====== Source excerpt

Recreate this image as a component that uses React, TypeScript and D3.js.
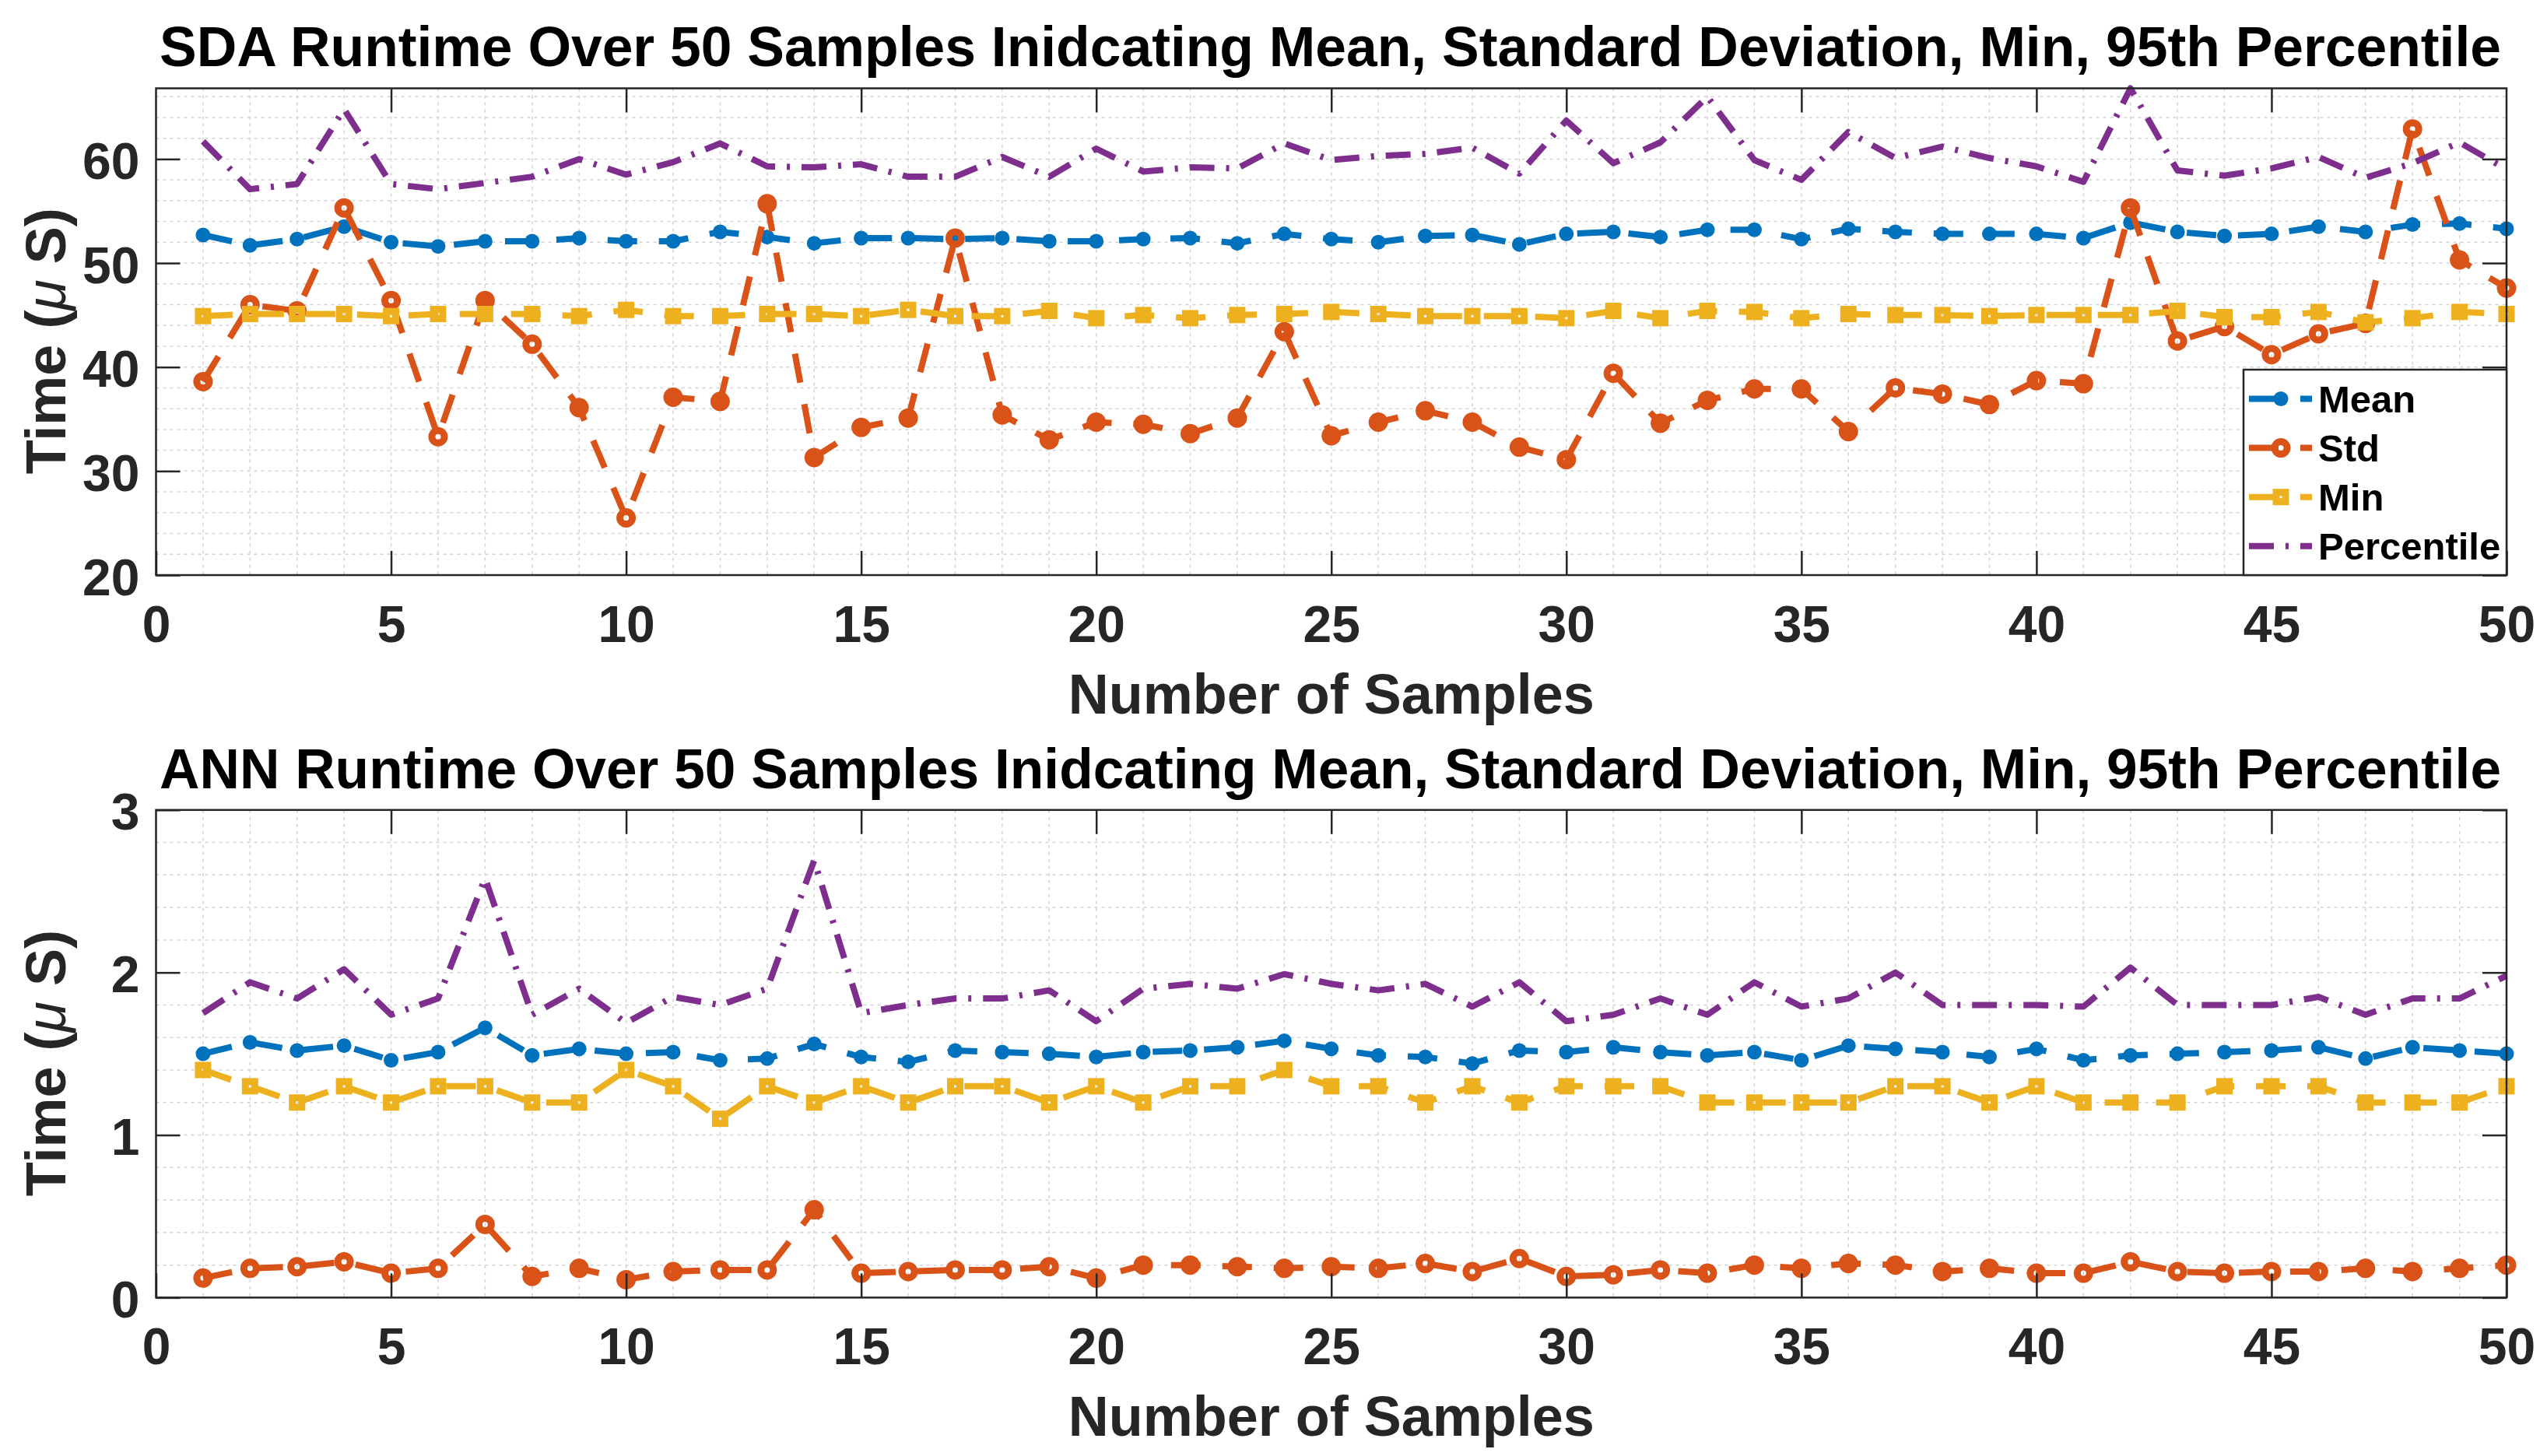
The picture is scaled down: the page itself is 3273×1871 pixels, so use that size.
import { useEffect, useRef } from "react";
import * as d3 from "d3";

const W = 3273;
const H = 1871;

const samples = d3.range(1, 51);

const sdaMean = [
  52.7, 51.7, 52.3, 53.5, 52.0, 51.6, 52.1, 52.1, 52.4, 52.1, 52.1, 53.0, 52.5, 51.9, 52.4, 52.4, 52.3,
  52.4, 52.1, 52.1, 52.3, 52.4, 51.9, 52.8, 52.3, 52.0, 52.6, 52.7, 51.8, 52.8, 53.0, 52.5, 53.2, 53.2,
  52.3, 53.3, 53.0, 52.8, 52.8, 52.8, 52.4, 53.9, 53.0, 52.6, 52.8, 53.5, 53.0, 53.7, 53.8, 53.3,
];
const sdaStd = [
  38.6, 46.0, 45.4, 55.3, 46.4, 33.3, 46.4, 42.2, 36.1, 25.5, 37.1, 36.7, 55.7, 31.3, 34.2, 35.1, 52.4,
  35.4, 33.0, 34.7, 34.5, 33.6, 35.1, 43.4, 33.4, 34.7, 35.8, 34.7, 32.3, 31.1, 39.4, 34.6, 36.8, 37.9,
  37.9, 33.8, 38.0, 37.4, 36.4, 38.7, 38.4, 55.3, 42.5, 43.9, 41.2, 43.2, 44.2, 62.9, 50.3, 47.6,
];
const sdaMin = [
  44.9, 45.1, 45.1, 45.1, 44.9, 45.1, 45.1, 45.1, 44.9, 45.5, 44.9, 44.9, 45.1, 45.1, 44.9, 45.5, 44.9,
  44.9, 45.4, 44.7, 45.0, 44.7, 45.0, 45.1, 45.3, 45.1, 44.9, 44.9, 44.9, 44.7, 45.4, 44.7, 45.4, 45.3,
  44.7, 45.1, 45.0, 45.0, 44.9, 45.0, 45.0, 45.0, 45.4, 44.8, 44.8, 45.3, 44.3, 44.7, 45.3, 45.1,
];
const sdaPct = [
  61.7, 57.1, 57.6, 64.8, 57.6, 57.1, 57.7, 58.3, 60.0, 58.5, 59.7, 61.5, 59.3, 59.2, 59.5, 58.3, 58.3,
  60.2, 58.3, 61.0, 58.8, 59.2, 59.1, 61.5, 59.9, 60.3, 60.5, 61.1, 58.6, 63.7, 59.6, 61.6, 66.0, 59.9,
  58.0, 62.6, 60.1, 61.2, 60.1, 59.3, 57.8, 66.8, 58.9, 58.4, 59.1, 60.2, 58.2, 59.6, 61.6, 59.0,
];

const annMean = [
  1.5, 1.57, 1.52, 1.55, 1.46, 1.51, 1.66, 1.49, 1.53, 1.5, 1.51, 1.46, 1.47, 1.56, 1.48, 1.45, 1.52,
  1.51, 1.5, 1.48, 1.51, 1.52, 1.54, 1.58, 1.53, 1.49, 1.48, 1.44, 1.52, 1.51, 1.54, 1.51, 1.49, 1.51,
  1.46, 1.55, 1.53, 1.51, 1.48, 1.53, 1.46, 1.49, 1.5, 1.51, 1.52, 1.54, 1.47, 1.54, 1.52, 1.5,
];
const annStd = [
  0.12, 0.18, 0.19, 0.22, 0.15, 0.18, 0.45, 0.13, 0.18, 0.11, 0.16, 0.17, 0.17, 0.54, 0.15, 0.16, 0.17,
  0.17, 0.19, 0.12, 0.2, 0.2, 0.19, 0.18, 0.19, 0.18, 0.21, 0.16, 0.24, 0.13, 0.14, 0.17, 0.15, 0.2,
  0.18, 0.21, 0.2, 0.16, 0.18, 0.15, 0.15, 0.22, 0.16, 0.15, 0.16, 0.16, 0.18, 0.16, 0.18, 0.2,
];
const annMin = [
  1.4, 1.3, 1.2, 1.3, 1.2, 1.3, 1.3, 1.2, 1.2, 1.4, 1.3, 1.1, 1.3, 1.2, 1.3, 1.2, 1.3, 1.3, 1.2, 1.3,
  1.2, 1.3, 1.3, 1.4, 1.3, 1.3, 1.2, 1.3, 1.2, 1.3, 1.3, 1.3, 1.2, 1.2, 1.2, 1.2, 1.3, 1.3, 1.2, 1.3,
  1.2, 1.2, 1.2, 1.3, 1.3, 1.3, 1.2, 1.2, 1.2, 1.3,
];
const annPct = [
  1.75, 1.94, 1.84, 2.02, 1.74, 1.84, 2.58, 1.74, 1.9, 1.69, 1.85, 1.8, 1.9, 2.69, 1.75, 1.8, 1.84,
  1.84, 1.89, 1.7, 1.9, 1.93, 1.9, 1.99, 1.93, 1.89, 1.93, 1.79, 1.94, 1.7, 1.74, 1.84, 1.74, 1.94,
  1.79, 1.84, 2.0, 1.8, 1.8, 1.8, 1.79, 2.03, 1.8, 1.8, 1.8, 1.85, 1.74, 1.84, 1.84, 1.98,
];

const seriesNames = ["Mean", "Std", "Min", "Percentile"];
const seriesColors = ["#0072BD", "#D95319", "#EDB120", "#7E2F8E"];
const seriesMarkers = ["dot", "circle", "square", "none"];
const seriesDash = ["38,28", "38,28", "38,28", "32,15,4,15"];

const xTicks = [0, 5, 10, 15, 20, 25, 30, 35, 40, 45, 50];
const sdaYTicks = [20, 30, 40, 50, 60];
const annYTicks = [0, 1, 2, 3];

const sdaTitle = "SDA Runtime Over 50 Samples Inidcating Mean, Standard Deviation, Min, 95th Percentile";
const annTitle = "ANN Runtime Over 50 Samples Inidcating Mean, Standard Deviation, Min, 95th Percentile";
const xLabel = "Number of Samples";

const FONT = "'Liberation Sans', Arial, Helvetica, sans-serif";
const INK = "#262626";

type Panel = {
  top: number;
  bottom: number;
  domain: [number, number];
  yTicks: number[];
  yGrid: number[];
  title: string;
  titleY: number;
  xLabelY: number;
  data: number[][];
  legend: boolean;
};

function drawMarker(g: any, kind: string, cx: number, cy: number, color: string) {
  if (kind === "dot") {
    g.append("circle").attr("cx", cx).attr("cy", cy).attr("r", 9.5).attr("fill", color);
  } else if (kind === "circle") {
    g.append("circle")
      .attr("cx", cx)
      .attr("cy", cy)
      .attr("r", 8)
      .attr("fill", "none")
      .attr("stroke", color)
      .attr("stroke-width", 9);
  } else if (kind === "square") {
    g.append("rect")
      .attr("x", cx - 6)
      .attr("y", cy - 6)
      .attr("width", 12)
      .attr("height", 12)
      .attr("fill", "none")
      .attr("stroke", color)
      .attr("stroke-width", 9);
  }
}

function drawPanel(svg: any, p: Panel) {
  const x = d3.scaleLinear().domain([0, 50]).range([200.5, 3221]);
  const y = d3.scaleLinear().domain(p.domain).range([p.bottom, p.top]);
  const left = x(0);
  const right = x(50);

  // Grid (minor, dotted)
  const grid = svg.append("g").attr("stroke", "#d2d2d2").attr("stroke-width", 1.5).attr("stroke-dasharray", "4,5");
  d3.range(1, 50).forEach((v) => {
    grid.append("line").attr("x1", x(v)).attr("x2", x(v)).attr("y1", p.top).attr("y2", p.bottom);
  });
  p.yGrid.forEach((v) => {
    grid.append("line").attr("x1", left).attr("x2", right).attr("y1", y(v)).attr("y2", y(v));
  });

  // Series
  const line = d3
    .line<number>()
    .x((_, i) => x(samples[i]))
    .y((d) => y(d));

  p.data.forEach((vals, k) => {
    const g = svg.append("g");
    g.append("path")
      .attr("d", line(vals))
      .attr("fill", "none")
      .attr("stroke", seriesColors[k])
      .attr("stroke-width", 8)
      .attr("stroke-dasharray", seriesDash[k])
      .attr("stroke-linejoin", "round");
    vals.forEach((v, i) => drawMarker(g, seriesMarkers[k], x(samples[i]), y(v), seriesColors[k]));
  });

  // Axes with inward ticks
  const styleAxis = (g: any) => {
    g.select(".domain").remove();
    g.selectAll(".tick line").attr("stroke", INK).attr("stroke-width", 2.5);
    g.selectAll(".tick text")
      .attr("fill", INK)
      .attr("font-size", 66)
      .attr("font-weight", "bold")
      .attr("font-family", FONT);
  };

  svg
    .append("g")
    .attr("transform", `translate(0,${p.bottom})`)
    .call(d3.axisBottom(x).tickValues(xTicks).tickSize(-31).tickPadding(39).tickFormat(d3.format("d")))
    .call(styleAxis);
  svg
    .append("g")
    .attr("transform", `translate(0,${p.top})`)
    .call(d3.axisTop(x).tickValues(xTicks.slice(1, -1)).tickSize(-31).tickFormat(() => ""))
    .call(styleAxis);
  svg
    .append("g")
    .attr("transform", `translate(${left},0)`)
    .call(d3.axisLeft(y).tickValues(p.yTicks).tickSize(-31).tickPadding(21).tickFormat(d3.format("d")))
    .call(styleAxis)
    .call((g: any) => g.selectAll(".tick text").attr("dy", "0.38em"));
  svg
    .append("g")
    .attr("transform", `translate(${right},0)`)
    .call(d3.axisRight(y).tickValues(p.yTicks).tickSize(-31).tickFormat(() => ""))
    .call(styleAxis);

  // Box
  svg
    .append("rect")
    .attr("x", left)
    .attr("y", p.top)
    .attr("width", right - left)
    .attr("height", p.bottom - p.top)
    .attr("fill", "none")
    .attr("stroke", INK)
    .attr("stroke-width", 2.5);

  // Title
  svg
    .append("text")
    .attr("x", 1709.5)
    .attr("y", p.titleY)
    .attr("text-anchor", "middle")
    .attr("font-family", FONT)
    .attr("font-weight", "bold")
    .attr("font-size", 72)
    .attr("textLength", 3009)
    .attr("lengthAdjust", "spacingAndGlyphs")
    .attr("fill", "#000")
    .text(p.title);

  // X label
  svg
    .append("text")
    .attr("x", (left + right) / 2)
    .attr("y", p.xLabelY)
    .attr("text-anchor", "middle")
    .attr("font-family", FONT)
    .attr("font-weight", "bold")
    .attr("font-size", 72)
    .attr("fill", INK)
    .text(xLabel);

  // Y label
  const yl = svg
    .append("text")
    .attr("transform", `translate(84,${(p.top + p.bottom) / 2 + 12}) rotate(-90)`)
    .attr("text-anchor", "middle")
    .attr("font-family", FONT)
    .attr("font-weight", "bold")
    .attr("font-size", 72)
    .attr("fill", INK);
  yl.append("tspan").text("Time (");
  yl.append("tspan").attr("font-style", "italic").attr("font-weight", "normal").text("\u03bc");
  yl.append("tspan").text(" S)");

  // Legend
  if (p.legend) {
    const lg = svg.append("g");
    const lx0 = 2883;
    const ly0 = 475;
    lg.append("rect")
      .attr("x", lx0)
      .attr("y", ly0)
      .attr("width", right - lx0)
      .attr("height", p.bottom - ly0)
      .attr("fill", "#fff")
      .attr("stroke", INK)
      .attr("stroke-width", 2.5);
    seriesNames.forEach((name, k) => {
      const cy = ly0 + 37.5 + k * 63.1;
      lg.append("line")
        .attr("x1", 2890)
        .attr("x2", 2971)
        .attr("y1", cy)
        .attr("y2", cy)
        .attr("stroke", seriesColors[k])
        .attr("stroke-width", 8)
        .attr("stroke-dasharray", seriesDash[k]);
      drawMarker(lg, seriesMarkers[k], 2931, cy, seriesColors[k]);
      lg.append("text")
        .attr("x", 2979)
        .attr("y", cy)
        .attr("dy", "0.36em")
        .attr("font-family", FONT)
        .attr("font-weight", "bold")
        .attr("font-size", 49)
        .attr("fill", "#000")
        .text(name);
    });
  }
}

export default function App() {
  const ref = useRef<SVGSVGElement>(null);

  useEffect(() => {
    if (!ref.current) return;
    const svg = d3.select(ref.current);
    svg.selectAll("*").remove();
    svg.append("rect").attr("width", W).attr("height", H).attr("fill", "#fff");

    drawPanel(svg, {
      top: 113.5,
      bottom: 739,
      domain: [20, 66.8],
      yTicks: sdaYTicks,
      yGrid: d3.range(22, 67, 2),
      title: sdaTitle,
      titleY: 85,
      xLabelY: 917,
      data: [sdaMean, sdaStd, sdaMin, sdaPct],
      legend: true,
    });

    drawPanel(svg, {
      top: 1040.8,
      bottom: 1667.4,
      domain: [0, 3],
      yTicks: annYTicks,
      yGrid: d3.range(0.2, 2.9, 0.2),
      title: annTitle,
      titleY: 1012.5,
      xLabelY: 1845,
      data: [annMean, annStd, annMin, annPct],
      legend: false,
    });
  }, []);

  return (
    <svg
      ref={ref}
      width={W}
      height={H}
      style={{ position: "absolute", left: 0, top: 0, display: "block" }}
    />
  );
}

============

Do this => Only lines belong in the copy: transcribe those from the start of the data through the line that contains "const samples = d3.range(1, 51);", and skip the pictures.

Solution to this task =>
Recreate this image as a component that uses React, TypeScript and D3.js.
The picture is scaled down: the page itself is 3273×1871 pixels, so use that size.
import { useEffect, useRef } from "react";
import * as d3 from "d3";

const W = 3273;
const H = 1871;

const samples = d3.range(1, 51);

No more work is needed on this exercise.